WORK INSTRUCTIONS:
Without copying any pictures, restate exactly the lines from the start of the records through the line containing "const yAxisStep = [5, 5, 5, 5, 5, 10, 5];".
-- BEGIN --
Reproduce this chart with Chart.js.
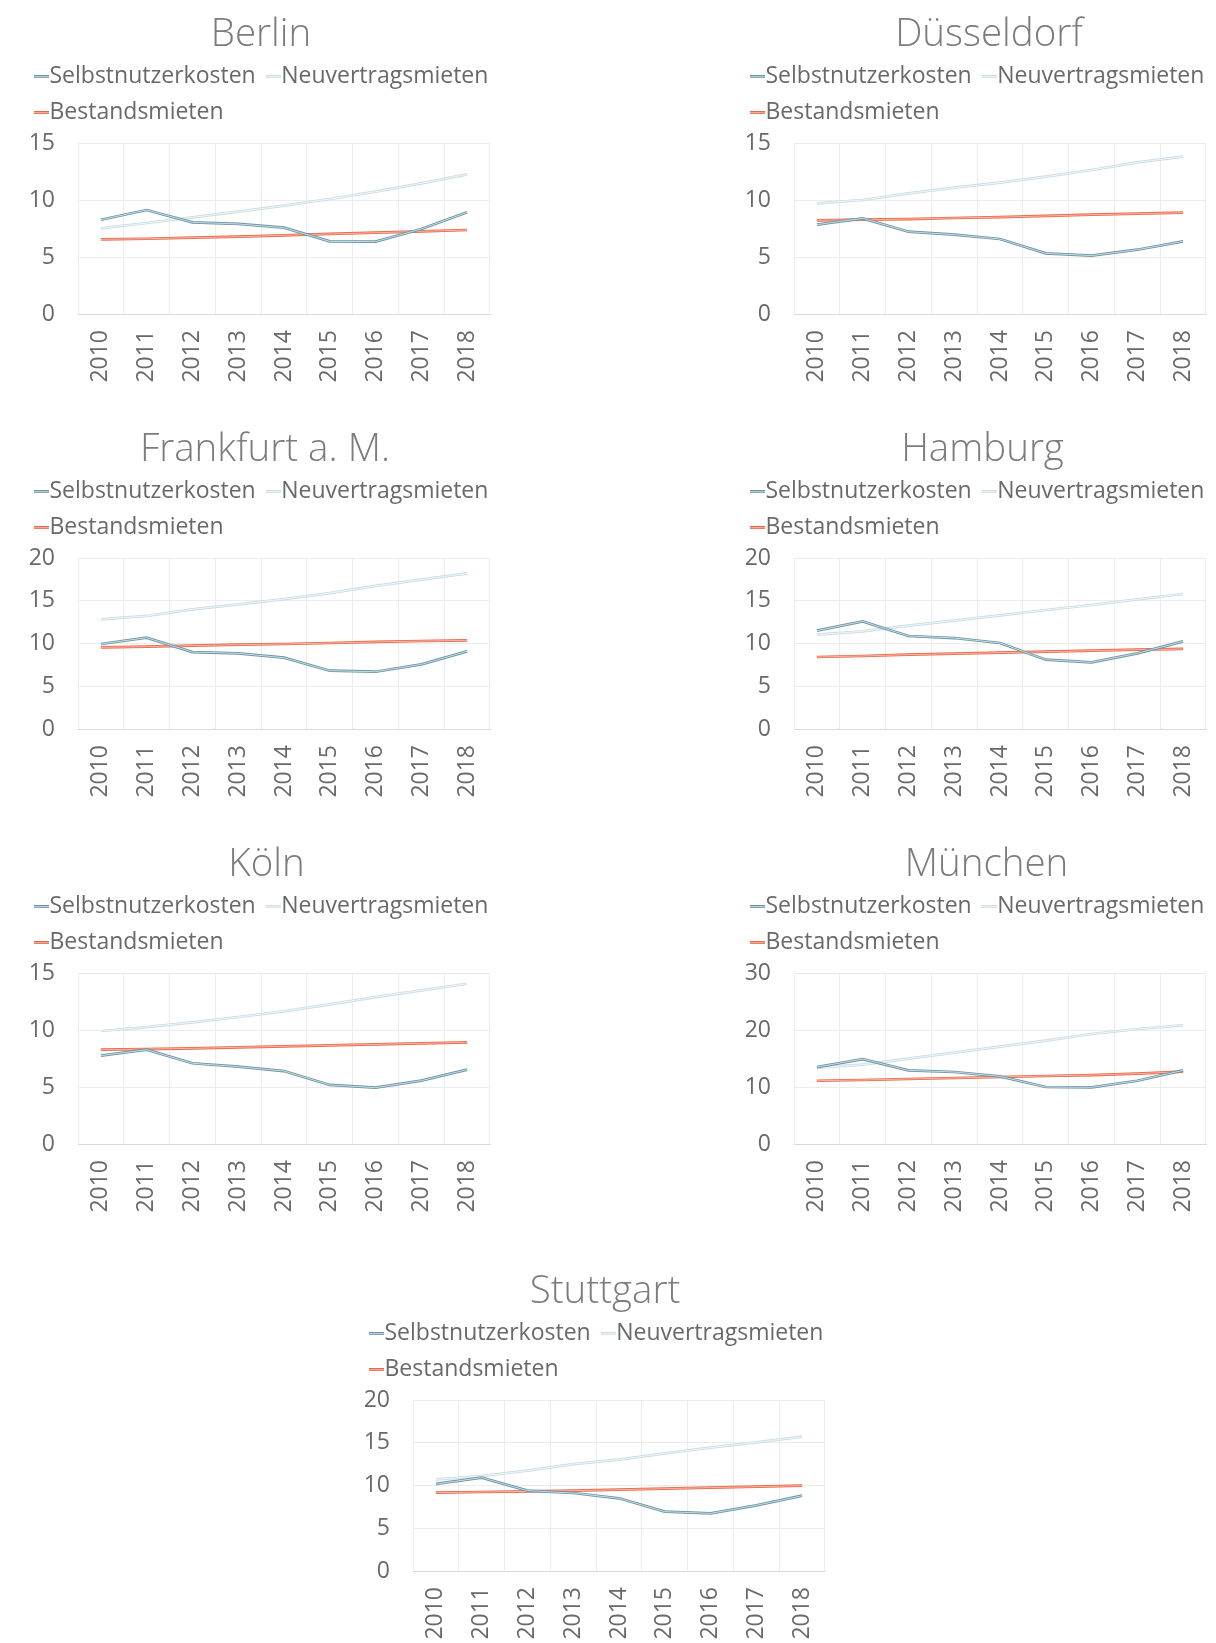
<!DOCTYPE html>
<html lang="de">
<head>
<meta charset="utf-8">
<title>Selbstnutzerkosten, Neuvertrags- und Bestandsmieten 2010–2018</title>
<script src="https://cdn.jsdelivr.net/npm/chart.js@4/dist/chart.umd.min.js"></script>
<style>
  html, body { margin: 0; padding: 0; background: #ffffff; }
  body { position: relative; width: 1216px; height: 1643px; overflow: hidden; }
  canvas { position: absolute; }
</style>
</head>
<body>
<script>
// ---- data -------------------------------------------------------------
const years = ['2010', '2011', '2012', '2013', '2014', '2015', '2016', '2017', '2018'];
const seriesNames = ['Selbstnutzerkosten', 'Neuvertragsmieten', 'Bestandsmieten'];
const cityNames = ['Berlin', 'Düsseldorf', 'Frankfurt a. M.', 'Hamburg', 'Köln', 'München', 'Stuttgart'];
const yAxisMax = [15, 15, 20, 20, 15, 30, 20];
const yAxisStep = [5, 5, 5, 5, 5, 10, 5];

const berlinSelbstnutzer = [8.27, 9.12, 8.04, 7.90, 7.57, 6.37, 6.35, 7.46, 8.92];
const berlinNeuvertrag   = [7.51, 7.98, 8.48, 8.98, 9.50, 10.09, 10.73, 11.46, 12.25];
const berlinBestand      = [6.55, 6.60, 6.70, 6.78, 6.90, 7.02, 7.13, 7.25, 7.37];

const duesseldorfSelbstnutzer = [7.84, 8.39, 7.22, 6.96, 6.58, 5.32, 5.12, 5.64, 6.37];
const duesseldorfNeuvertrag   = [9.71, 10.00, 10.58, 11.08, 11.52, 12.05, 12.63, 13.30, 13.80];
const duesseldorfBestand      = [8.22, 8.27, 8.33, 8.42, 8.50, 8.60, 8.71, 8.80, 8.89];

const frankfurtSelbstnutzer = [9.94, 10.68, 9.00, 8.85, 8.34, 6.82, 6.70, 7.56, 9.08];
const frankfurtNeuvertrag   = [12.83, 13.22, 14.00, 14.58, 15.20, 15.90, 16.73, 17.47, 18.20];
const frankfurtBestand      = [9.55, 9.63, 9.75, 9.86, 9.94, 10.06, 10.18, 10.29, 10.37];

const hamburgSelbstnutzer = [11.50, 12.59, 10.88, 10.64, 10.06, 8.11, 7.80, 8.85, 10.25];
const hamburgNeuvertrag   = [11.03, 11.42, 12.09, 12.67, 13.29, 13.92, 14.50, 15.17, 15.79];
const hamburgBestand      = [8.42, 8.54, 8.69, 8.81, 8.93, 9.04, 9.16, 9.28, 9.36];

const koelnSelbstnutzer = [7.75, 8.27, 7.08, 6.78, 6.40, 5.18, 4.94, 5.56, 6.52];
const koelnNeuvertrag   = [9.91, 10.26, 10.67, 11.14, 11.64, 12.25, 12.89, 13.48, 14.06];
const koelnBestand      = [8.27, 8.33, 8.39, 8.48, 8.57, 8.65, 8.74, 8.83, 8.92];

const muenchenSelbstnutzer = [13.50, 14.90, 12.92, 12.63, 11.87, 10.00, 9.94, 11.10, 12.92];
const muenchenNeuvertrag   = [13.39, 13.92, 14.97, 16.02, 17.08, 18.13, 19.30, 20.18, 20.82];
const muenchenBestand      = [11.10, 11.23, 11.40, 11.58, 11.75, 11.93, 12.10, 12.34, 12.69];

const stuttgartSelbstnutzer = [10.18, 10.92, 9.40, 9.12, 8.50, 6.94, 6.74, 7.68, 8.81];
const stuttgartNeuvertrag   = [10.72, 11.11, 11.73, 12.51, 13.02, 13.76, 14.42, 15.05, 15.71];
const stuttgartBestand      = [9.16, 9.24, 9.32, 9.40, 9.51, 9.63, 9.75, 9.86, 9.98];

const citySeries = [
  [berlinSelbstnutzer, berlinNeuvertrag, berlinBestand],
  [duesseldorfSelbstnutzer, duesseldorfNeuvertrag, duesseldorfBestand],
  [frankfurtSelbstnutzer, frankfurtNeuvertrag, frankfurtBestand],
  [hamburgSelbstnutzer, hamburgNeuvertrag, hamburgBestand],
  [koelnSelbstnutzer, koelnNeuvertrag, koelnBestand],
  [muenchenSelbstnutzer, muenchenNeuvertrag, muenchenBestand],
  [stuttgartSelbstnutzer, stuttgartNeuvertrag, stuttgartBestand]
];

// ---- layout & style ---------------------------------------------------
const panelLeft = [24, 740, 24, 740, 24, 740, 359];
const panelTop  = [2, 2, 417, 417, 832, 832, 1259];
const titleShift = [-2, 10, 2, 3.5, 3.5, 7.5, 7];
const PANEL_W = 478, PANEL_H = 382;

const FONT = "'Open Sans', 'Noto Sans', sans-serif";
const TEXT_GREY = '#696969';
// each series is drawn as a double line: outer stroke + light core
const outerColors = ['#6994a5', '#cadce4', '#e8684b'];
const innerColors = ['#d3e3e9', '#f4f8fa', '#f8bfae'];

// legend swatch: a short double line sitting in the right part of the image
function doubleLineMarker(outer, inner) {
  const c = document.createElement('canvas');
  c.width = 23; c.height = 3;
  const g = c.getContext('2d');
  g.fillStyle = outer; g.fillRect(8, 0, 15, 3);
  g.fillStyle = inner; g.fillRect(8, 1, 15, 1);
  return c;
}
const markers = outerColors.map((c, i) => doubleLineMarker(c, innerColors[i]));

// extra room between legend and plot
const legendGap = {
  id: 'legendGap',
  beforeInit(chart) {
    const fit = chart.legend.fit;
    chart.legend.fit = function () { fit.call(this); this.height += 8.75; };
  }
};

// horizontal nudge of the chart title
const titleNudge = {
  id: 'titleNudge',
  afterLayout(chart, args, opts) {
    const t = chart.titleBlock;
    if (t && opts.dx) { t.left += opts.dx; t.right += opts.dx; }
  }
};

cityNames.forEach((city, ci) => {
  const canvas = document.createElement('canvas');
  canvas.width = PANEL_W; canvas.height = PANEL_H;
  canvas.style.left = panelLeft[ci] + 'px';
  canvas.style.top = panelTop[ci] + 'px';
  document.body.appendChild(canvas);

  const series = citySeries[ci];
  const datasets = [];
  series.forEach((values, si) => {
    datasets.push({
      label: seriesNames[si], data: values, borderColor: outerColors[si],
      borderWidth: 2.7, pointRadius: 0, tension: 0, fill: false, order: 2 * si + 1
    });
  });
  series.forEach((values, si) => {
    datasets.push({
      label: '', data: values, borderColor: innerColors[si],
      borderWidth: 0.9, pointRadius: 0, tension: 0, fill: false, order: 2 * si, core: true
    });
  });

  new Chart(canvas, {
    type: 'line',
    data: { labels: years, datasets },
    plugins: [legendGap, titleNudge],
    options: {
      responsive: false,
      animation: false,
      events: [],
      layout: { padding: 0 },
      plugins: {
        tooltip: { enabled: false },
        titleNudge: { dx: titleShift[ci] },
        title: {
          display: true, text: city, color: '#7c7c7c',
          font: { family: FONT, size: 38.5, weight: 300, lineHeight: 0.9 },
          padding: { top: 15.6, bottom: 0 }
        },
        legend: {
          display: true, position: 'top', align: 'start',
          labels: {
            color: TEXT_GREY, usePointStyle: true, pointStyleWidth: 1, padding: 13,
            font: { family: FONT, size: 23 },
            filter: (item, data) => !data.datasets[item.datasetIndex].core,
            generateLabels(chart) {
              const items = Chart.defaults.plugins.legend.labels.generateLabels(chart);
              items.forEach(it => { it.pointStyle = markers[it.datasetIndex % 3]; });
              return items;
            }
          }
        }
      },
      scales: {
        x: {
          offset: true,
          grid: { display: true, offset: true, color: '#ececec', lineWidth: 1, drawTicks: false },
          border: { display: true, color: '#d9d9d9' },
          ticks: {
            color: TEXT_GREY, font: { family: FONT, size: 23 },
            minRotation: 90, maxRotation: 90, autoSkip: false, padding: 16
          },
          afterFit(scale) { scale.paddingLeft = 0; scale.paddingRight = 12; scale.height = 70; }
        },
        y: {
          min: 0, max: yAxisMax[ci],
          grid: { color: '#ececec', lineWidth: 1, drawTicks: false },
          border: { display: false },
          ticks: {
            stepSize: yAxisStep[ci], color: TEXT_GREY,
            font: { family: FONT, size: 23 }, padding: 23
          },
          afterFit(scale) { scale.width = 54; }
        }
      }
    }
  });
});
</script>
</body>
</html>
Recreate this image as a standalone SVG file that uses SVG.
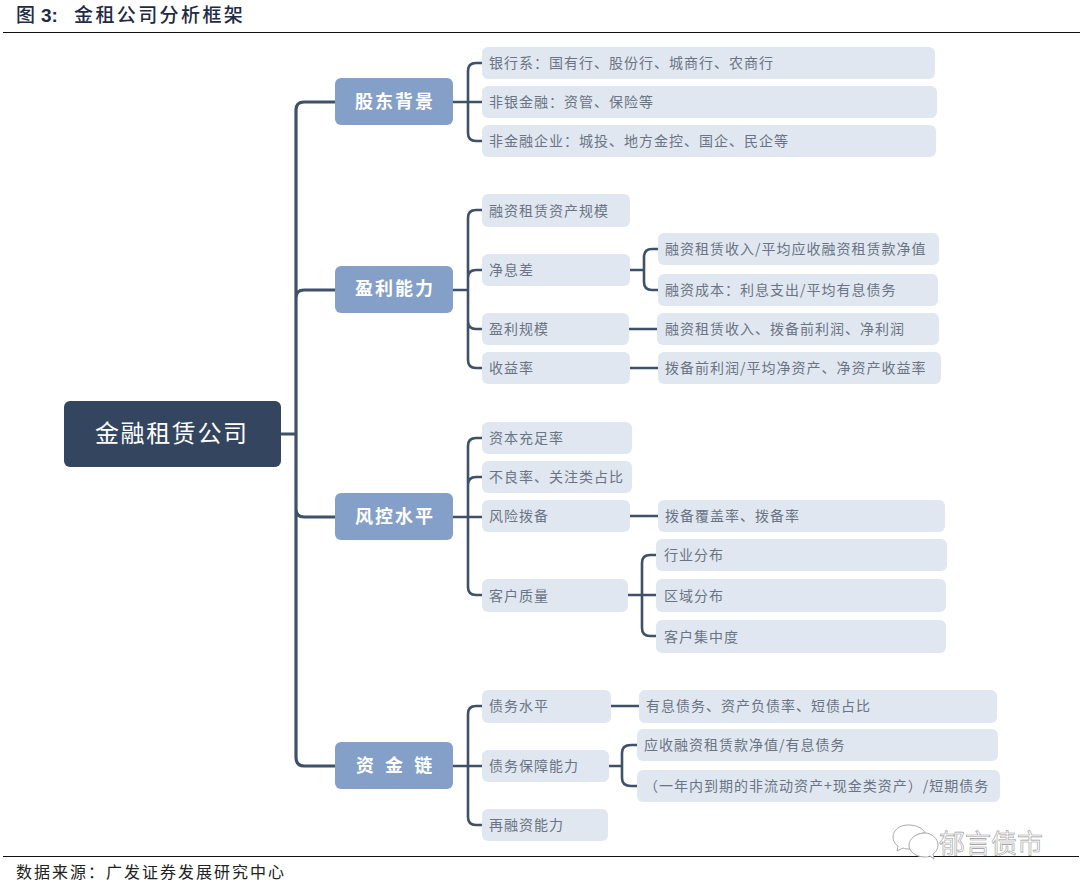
-- END --
THE RESPONSE:
Reproduce this chart with Chart.js.
<!DOCTYPE html>
<html lang="de">
<head>
<meta charset="utf-8">
<title>Selbstnutzerkosten, Neuvertrags- und Bestandsmieten 2010–2018</title>
<script src="https://cdn.jsdelivr.net/npm/chart.js@4/dist/chart.umd.min.js"></script>
<style>
  html, body { margin: 0; padding: 0; background: #ffffff; }
  body { position: relative; width: 1216px; height: 1643px; overflow: hidden; }
  canvas { position: absolute; }
</style>
</head>
<body>
<script>
// ---- data -------------------------------------------------------------
const years = ['2010', '2011', '2012', '2013', '2014', '2015', '2016', '2017', '2018'];
const seriesNames = ['Selbstnutzerkosten', 'Neuvertragsmieten', 'Bestandsmieten'];
const cityNames = ['Berlin', 'Düsseldorf', 'Frankfurt a. M.', 'Hamburg', 'Köln', 'München', 'Stuttgart'];
const yAxisMax = [15, 15, 20, 20, 15, 30, 20];
const yAxisStep = [5, 5, 5, 5, 5, 10, 5];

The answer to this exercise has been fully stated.